1. Role-Based Access Control (RBAC)

Snowflake does not grant privileges directly to users. Instead, privileges are granted to Roles, and Users are assigned to those roles. This abstraction is the foundation of Snowflake security.

  • Privileges: The specific permission to perform an action (e.g., USAGE on a database, SELECT on a table).
  • Role Hierarchy: Roles can be granted to other roles, creating a tree structure. 📌 Must Know: In Snowflake, permissions flow upward through the hierarchy. If Role_A is granted to Role_B, then Role_B inherits all privileges held by Role_A.
  • The System Roles:
    • ORGADMIN: Manages the organization and accounts.
    • ACCOUNTADMIN: The "Super User." ⚠️ Warning: Avoid using ACCOUNTADMIN for daily tasks; it should be reserved strictly for account-level configuration and billing management.
    • SECURITYADMIN: Manables users and roles; manages the USERADMIN role.
    • USERADMIN: Specifically designed for creating users and roles.
    • SYSADMIN: The primary role for object creation (Databases, Warehouses, etc.).

2. Network Security

Security begins before a user even reaches the SQL editor. * Network Policies: These allow you to define a list of allowed (or blocked) IP addresses. * Private Link: For enterprises requiring high-security isolation, Snowflake supports AWS PrivateLink or Azure Private Link, ensuring data traffic never traverses the public internet. ⚠️ Warning: If you apply a restrictive Network Policy to your account and forget to include your current IP address, you will immediately lock yourself out of the Snowflake UI.

effectively 3. Data Governance & Fine-Grained Access

Even with the correct role, some data should remain obscured. * Dynamic Data Masking: Obfuscates sensitive data (e.g., showing only the last 4 digits of a SSN) at query time based on the user's role. * Row Access Policies: Restricts which rows a user can see (e.g., a Regional Manager can only see rows where Region = 'North_America'). 💡 Tip: Use Row Access Policies to implement "Multi-tenancy" in a single table, rather than creating separate tables for every client.
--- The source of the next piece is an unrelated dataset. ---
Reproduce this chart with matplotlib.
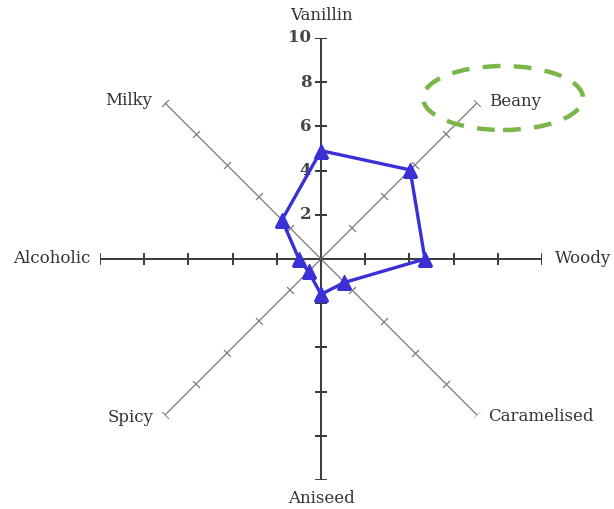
import numpy as np
import matplotlib
matplotlib.use("Agg")
import matplotlib.pyplot as plt
from matplotlib.patches import Ellipse

categories = ["Vanillin", "Beany", "Woody", "Caramelised", "Aniseed", "Spicy", "Alcoholic", "Milky"]
values = [4.9, 5.7, 4.7, 1.5, 1.6, 0.8, 1.0, 2.5]
tick_values = [2, 4, 6, 8, 10]
tick_labels = ["2", "4", "6", "8", "10"]

FONT = "DejaVu Serif"
fig = plt.figure(figsize=(6.14, 5.09), dpi=100)
fig.patch.set_facecolor("white")
ax = fig.add_axes([0.1629, 0.0570, 0.7199, 0.8684], projection="polar")
ax.set_theta_zero_location("N")
ax.set_theta_direction(-1)
ax.set_ylim(0, 10)
ax.grid(False)
ax.spines["polar"].set_visible(False)
ax.set_xticks([])
ax.set_yticks([])
ax.patch.set_alpha(0)

n = len(categories)
angles = np.deg2rad(np.arange(n) * 360.0 / n)

# spokes with perpendicular tick marks
for i, th in enumerate(angles):
    deg = i * 360.0 / n
    main = (i % 2 == 0)
    col = "#3a3a3a" if main else "#7a7a7a"
    lw = 1.4 if main else 0.9
    ax.plot([th, th], [0, 10], color=col, lw=lw, zorder=1, solid_capstyle="butt")
    ax.plot([th] * len(tick_values), tick_values, linestyle="none",
            marker=(2, 0, 90 - deg), markersize=8 if main else 7,
            markeredgecolor=col, markeredgewidth=lw, zorder=1)

# tick labels on the Vanillin axis
for v, lab in zip(tick_values, tick_labels):
    ax.annotate(lab, xy=(0, v), xytext=(-7, 0), textcoords="offset points",
                ha="right", va="center", fontsize=12, family=FONT, color="#444444",
                fontweight="bold", annotation_clip=False)

# data polygon
th_closed = np.append(angles, angles[0])
v_closed = np.append(values, values[0])
ax.plot(th_closed, v_closed, color="#3b2fd6", lw=2.4, zorder=3)
ax.plot(angles, values, linestyle="none", marker="^", markersize=10.5,
        color="#3b2fd6", zorder=4)

# category labels
label_pos = {
    "Vanillin": (0.0, 11.0, "center", "center"),
    "Beany": (46.8, 10.4, "left", "center"),
    "Woody": (90.0, 10.6, "left", "center"),
    "Caramelised": (133.2, 10.4, "left", "center"),
    "Aniseed": (180.0, 10.85, "center", "center"),
    "Spicy": (226.5, 10.45, "right", "center"),
    "Alcoholic": (270.0, 10.45, "right", "center"),
    "Milky": (313.2, 10.5, "right", "center"),
}
for cat in categories:
    d, r, ha, va = label_pos[cat]
    ax.text(np.deg2rad(d), r, cat, ha=ha, va=va, fontsize=12, family=FONT,
            color="#333333", clip_on=False)

# dashed green ellipse around Beany (figure pixel coords)
W, H = 614, 509
ell = Ellipse((503 / W, 1 - 98 / H), 160 / W, 64 / H, transform=fig.transFigure,
              fill=False, edgecolor="#7ab648", lw=3.2, linestyle=(0, (4, 3)))
fig.patches.append(ell)

fig.savefig("out.png", dpi=100, facecolor="white")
Architecture / How It Works

The following diagram illustrates the flow of an authorization request in Snowflake:

graph TD
    A[User/Application] -->|1. Authenticates| B(Identity Provider/SSO)
    B -->|2. Validates Identity| C{Snowflake Cloud Services}
    C -->|3. Checks Network Policy| D[IP/Private Link Check]
    D -->|4. Resolves Role| E[RBAC Hierarchy Check]
    E -->|5. Applies Policy| F[Row/Masking Policy Check]
    F -->|6. Access Granted/Denied| G[Data Plane: Access to Data]
  1. User/Application: The entity attempting to execute a query.
  2. Identity Provider (IdP): Uses SAML 2.0/SSO to verify the user's identity.
  3. Cloud Services Layer: The "brain" of Snowflake that evaluates the security context.
  4. Network Policy Check: Validates if the request origin is authorized.
  5. RBAC Hierarchy Check: Determines if the active role possesses the required privilege.
  6. Policy Check: Evaluates if fine-grained masking or row-level rules apply to the specific columns/rows being requested.
  7. Data Plane: The actual execution of the query against the micro-partitions.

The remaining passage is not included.